With the energy transportation system struggling to accommodate existing oil sands supply, Canadian crude is being discounted against global oil prices by the widest margin in five years.

Energy stocks have accordingly diverged from their foreign peers, as investors and the industry both question the point of expanding in a market that cannot handle much in the way of supply growth.

“The entire system is becoming quicksand,” said Rafi Tahmazian, who helps manage about $1-billion in energy investments at Canoe Financial in Calgary.

“Being scared to grow because of a discounted price and a lack of transportation, that’s not something I can compute.”

In August, the Federal Court of Appeal quashed Ottawa’s approval of the Trans Mountain pipeline expansion, adding another serious regulatory hurdle to the long effort to build new export capacity.

The differential between Western Canadian Select and West Texas Intermediate has since risen to more than US$35. The last time the gap was that wide was during the “bitumen bubble” in 2013.
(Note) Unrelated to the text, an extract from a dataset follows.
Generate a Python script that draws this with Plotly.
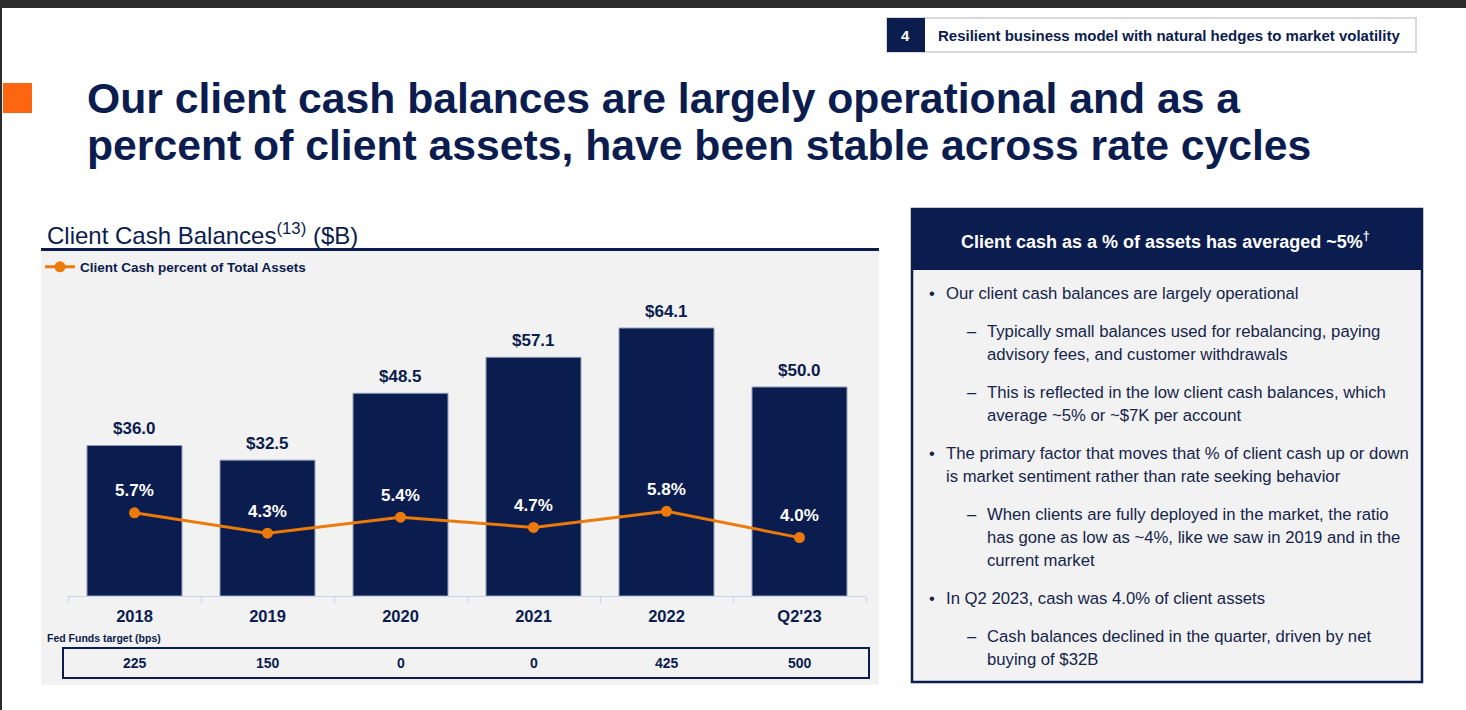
import plotly.graph_objects as go
from plotly.subplots import make_subplots

# ---------------- data ----------------
categories = ["2018", "2019", "2020", "2021", "2022", "Q2'23"]
cash_balances = [36.0, 32.5, 48.5, 57.1, 64.1, 50.0]          # $B
cash_pct = [5.7, 4.3, 5.4, 4.7, 5.8, 4.0]                     # % of total assets
fed_funds_bps = [225, 150, 0, 0, 425, 500]

title_lines = ["Our client cash balances are largely operational and as a",
               "percent of client assets, have been stable across rate cycles"]
tag_number = "4"
tag_text = "Resilient business model with natural hedges to market volatility"
chart_title = "Client Cash Balances<sup>(13)</sup> ($B)"
series_name = "Client Cash percent of Total Assets"
fed_label = "Fed Funds target (bps)"
panel_header = "Client cash as a % of assets has averaged ~5%<sup>†</sup>"
panel_paragraphs = [
    (0, ["Our client cash balances are largely operational"]),
    (1, ["Typically small balances used for rebalancing, paying",
         "advisory fees, and customer withdrawals"]),
    (1, ["This is reflected in the low client cash balances, which",
         "average ~5% or ~$7K per account"]),
    (0, ["The primary factor that moves that % of client cash up or down",
         "is market sentiment rather than rate seeking behavior"]),
    (1, ["When clients are fully deployed in the market, the ratio",
         "has gone as low as ~4%, like we saw in 2019 and in the",
         "current market"]),
    (0, ["In Q2 2023, cash was 4.0% of client assets"]),
    (1, ["Cash balances declined in the quarter, driven by net",
         "buying of $32B"]),
]

# ---------------- style ----------------
W, H = 1466, 710
NAVY = "#0b1c4e"
TEXT_NAVY = "#15244a"
ORANGE_LINE = "#ec7a0a"
ORANGE_SQ = "#fe6511"
PANEL_BG = "#f2f2f2"
FONT = "Arial, 'Liberation Sans', sans-serif"


def px(x):
    return x / W


def py(y):
    return 1 - y / H


PLOT_LEFT, PLOT_RIGHT = 68, 866
PLOT_TOP, PLOT_BOTTOM = 300, 596
plot_h = PLOT_BOTTOM - PLOT_TOP
Y1_MAX = plot_h / 4.18
Y2_MAX = plot_h / 14.6

fig = make_subplots(specs=[[{"secondary_y": True}]])

fig.add_trace(go.Bar(
    x=categories, y=cash_balances, width=0.714,
    marker=dict(color=NAVY, line=dict(color="#8d9ab8", width=1)),
    showlegend=False, hoverinfo="skip"), secondary_y=False)

fig.add_trace(go.Scatter(
    x=categories, y=cash_pct, mode="lines+markers", name=series_name,
    line=dict(color=ORANGE_LINE, width=3),
    marker=dict(color=ORANGE_LINE, size=11),
    hoverinfo="skip"), secondary_y=True)

shapes = []
ann = []

# page frame
shapes.append(dict(type="rect", xref="paper", yref="paper", x0=0, x1=1, y0=py(8), y1=1,
                   fillcolor="#2b2b2b", line_width=0, layer="below"))
shapes.append(dict(type="rect", xref="paper", yref="paper", x0=0, x1=px(2), y0=0, y1=1,
                   fillcolor="#2b2b2b", line_width=0, layer="below"))

# orange square + title
shapes.append(dict(type="rect", xref="paper", yref="paper", x0=px(3), x1=px(32), y0=py(113), y1=py(83),
                   fillcolor=ORANGE_SQ, line_width=0, layer="below"))
for t, yy in zip(title_lines, [98, 145]):
    ann.append(dict(text=t, x=px(85), y=py(yy), xref="paper", yref="paper", xanchor="left",
                    yanchor="middle", showarrow=False,
                    font=dict(family=FONT, size=42.7, color=NAVY, weight="bold")))

# top-right tag
shapes.append(dict(type="rect", xref="paper", yref="paper", x0=px(887), x1=px(1416), y0=py(52), y1=py(18),
                   fillcolor="white", line=dict(color="#d9d9d9", width=2), layer="below"))
shapes.append(dict(type="rect", xref="paper", yref="paper", x0=px(887), x1=px(925), y0=py(52), y1=py(18),
                   fillcolor=NAVY, line_width=0, layer="below"))
ann.append(dict(text=tag_number, x=px(906), y=py(35), xref="paper", yref="paper", showarrow=False,
                xanchor="center", yanchor="middle",
                font=dict(family=FONT, size=15, color="white", weight="bold")))
ann.append(dict(text=tag_text, x=px(936), y=py(35), xref="paper", yref="paper", showarrow=False,
                xanchor="left", yanchor="middle",
                font=dict(family=FONT, size=15, color=NAVY, weight="bold")))

# chart section header + panel
ann.append(dict(text=chart_title, x=px(45), y=py(234), xref="paper", yref="paper", showarrow=False,
                xanchor="left", yanchor="middle",
                font=dict(family=FONT, size=24, color=NAVY)))
shapes.append(dict(type="rect", xref="paper", yref="paper", x0=px(41), x1=px(879), y0=py(685), y1=py(251),
                   fillcolor=PANEL_BG, line_width=0, layer="below"))
shapes.append(dict(type="rect", xref="paper", yref="paper", x0=px(41), x1=px(879), y0=py(251), y1=py(248),
                   fillcolor=NAVY, line_width=0, layer="below"))

# value labels above bars (x given as category index on the category axis)
for i, v in enumerate(cash_balances):
    ann.append(dict(text=f"${v:.1f}", x=i, y=v, xref="x", yref="y", showarrow=False,
                    yanchor="middle", yshift=17,
                    font=dict(family=FONT, size=17, color=NAVY, weight="bold")))
# percent labels above markers
for i, p in enumerate(cash_pct):
    ann.append(dict(text=f"{p:.1f}%", x=i, y=p, xref="x", yref="y2", showarrow=False,
                    yanchor="middle", yshift=22,
                    font=dict(family=FONT, size=17, color="white", weight="bold")))

# fed funds table
ann.append(dict(text=fed_label, x=px(45), y=py(638), xref="paper", yref="paper", showarrow=False,
                xanchor="left", yanchor="middle",
                font=dict(family=FONT, size=10.5, color=NAVY, weight="bold")))
shapes.append(dict(type="rect", xref="paper", yref="paper", x0=px(63), x1=px(869), y0=py(678), y1=py(648),
                   fillcolor="rgba(0,0,0,0)", line=dict(color=NAVY, width=2)))
for i, f in enumerate(fed_funds_bps):
    ann.append(dict(text=str(f), x=i, y=py(663), xref="x", yref="paper", showarrow=False,
                    yanchor="middle",
                    font=dict(family=FONT, size=14, color=NAVY, weight="bold")))

# right panel
shapes.append(dict(type="rect", xref="paper", yref="paper", x0=px(912), x1=px(1422), y0=py(682), y1=py(209),
                   fillcolor=PANEL_BG, line=dict(color=NAVY, width=2.5), layer="below"))
shapes.append(dict(type="rect", xref="paper", yref="paper", x0=px(911), x1=px(1423), y0=py(270), y1=py(208),
                   fillcolor=NAVY, line_width=0, layer="below"))
ann.append(dict(text=panel_header, x=px(1165), y=py(240), xref="paper", yref="paper", showarrow=False,
                xanchor="center", yanchor="middle",
                font=dict(family=FONT, size=18, color="white", weight="bold")))

y_cur = 293
first = True
for level, lines in panel_paragraphs:
    if not first:
        y_cur += 38
    first = False
    mark_x, text_x = (927, 944) if level == 0 else (965, 985)
    ann.append(dict(text="•" if level == 0 else "–", x=px(mark_x), y=py(y_cur), xref="paper", yref="paper",
                    showarrow=False, xanchor="left", yanchor="middle",
                    font=dict(family=FONT, size=16.5, color=TEXT_NAVY)))
    for i, line in enumerate(lines):
        if i > 0:
            y_cur += 23
        ann.append(dict(text=line, x=px(text_x), y=py(y_cur), xref="paper", yref="paper",
                        showarrow=False, xanchor="left", yanchor="middle",
                        font=dict(family=FONT, size=16.7, color=TEXT_NAVY)))

fig.update_layout(
    width=W, height=H, autosize=False,
    margin=dict(l=0, r=0, t=0, b=0, pad=0),
    paper_bgcolor="white", plot_bgcolor="rgba(0,0,0,0)",
    font=dict(family=FONT, color=NAVY),
    shapes=shapes, annotations=ann,
    showlegend=True,
    legend=dict(x=px(40), y=py(267), xanchor="left", yanchor="middle",
                bgcolor="rgba(0,0,0,0)", itemwidth=30,
                font=dict(family=FONT, size=13.5, color=NAVY, weight="bold")),
    bargap=0.286,
)
fig.update_xaxes(type="category", categoryorder="array", categoryarray=categories,
                 range=[-0.5, len(categories) - 0.5], autorange=False,
                 domain=[px(PLOT_LEFT), px(PLOT_RIGHT)], showline=True,
                 linecolor="#c5d3ee", linewidth=1,
                 ticks="outside", tickson="boundaries", ticklen=6, tickcolor="#c5d3ee",
                 ticklabelstandoff=5,
                 showgrid=False, zeroline=False,
                 tickfont=dict(family=FONT, size=16.5, color=NAVY, weight="bold"))
fig.update_yaxes(domain=[py(PLOT_BOTTOM), py(PLOT_TOP)], range=[0, Y1_MAX], visible=False,
                 showgrid=False, zeroline=False, secondary_y=False)
fig.update_yaxes(range=[0, Y2_MAX], visible=False, showgrid=False, zeroline=False, secondary_y=True)

fig.write_html("out.html", config={"displayModeBar": False},
               post_script="document.body.style.margin='0';document.body.style.overflow='hidden';")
The discount has weighed on investor sentiment. Within the S&P/TSX Composite Index, oil and gas stocks have declined by 5 per cent over roughly the past six weeks.

Globally, the energy sector of the MSCI All Country World Index has risen by about 7 per cent over that same time, as supply constraints and a relatively healthy global economy have lifted crude oil futures. Several energy analysts have begun to contemplate US$100-a-barrel crude oil, which is a price WTI hasn’t hit since 2014.

Canadian oil is likely to remain heavily discounted as long as supply bottlenecks persist and pipeline expansions remain in limbo. The existing pipeline network has no capacity to absorb new supply, and producers are increasingly turning to the more expensive and less efficient option of transporting crude by rail.

On Wednesday, Cenovus Energy Inc. announced a three-year deal to transport about 100,000 barrels a day of crude from Alberta to the U.S. Gulf Coast by rail starting in the second quarter of 2019. Even with the help of the railways, however, inventories are on the rise.

“If things don’t improve quickly, the industry will need to put more thoughts to supply curtailments than supply growth,” Chris Cox, an analyst at Raymond James, said in a recent report.

This makes investing in the oil patch tricky.

Already, the market is starting to indicate that growth plans will not be received warmly, Mr. Cox said. So rather than emphasize expansion, both investors and producers should focus on discipline, he explained.

Combined with considerable infrastructure uncertainty, relatively low valuations may make share buybacks look particularly attractive. Repurchasing shares while shelving growth plans until prices rise may represent the best use of capital.

After all, the market is favourably disposed to buybacks in general. “If ever there was a time that buying back stock would represent a better return on investment, presumably this is it,” Mr. Cox said.

With little aside from buybacks for the sector to cling to, now might seem to be the point of maximum pessimism for contrarian investors, Mr. Tahmazian said.

Valuations are indeed on the low side. However, energy analysts are generally counting on the price differential narrowing closer to longer-term averages.

As such, earnings estimates have not been revised much to factor in lower realized prices for energy producers. If the price gap persists or widens, analysts' earnings forecasts would need to go down, potentially providing a fresh wave of negative sentiment, Mr. Tahmazian said.

“We’re concerned there’s another shoe to drop."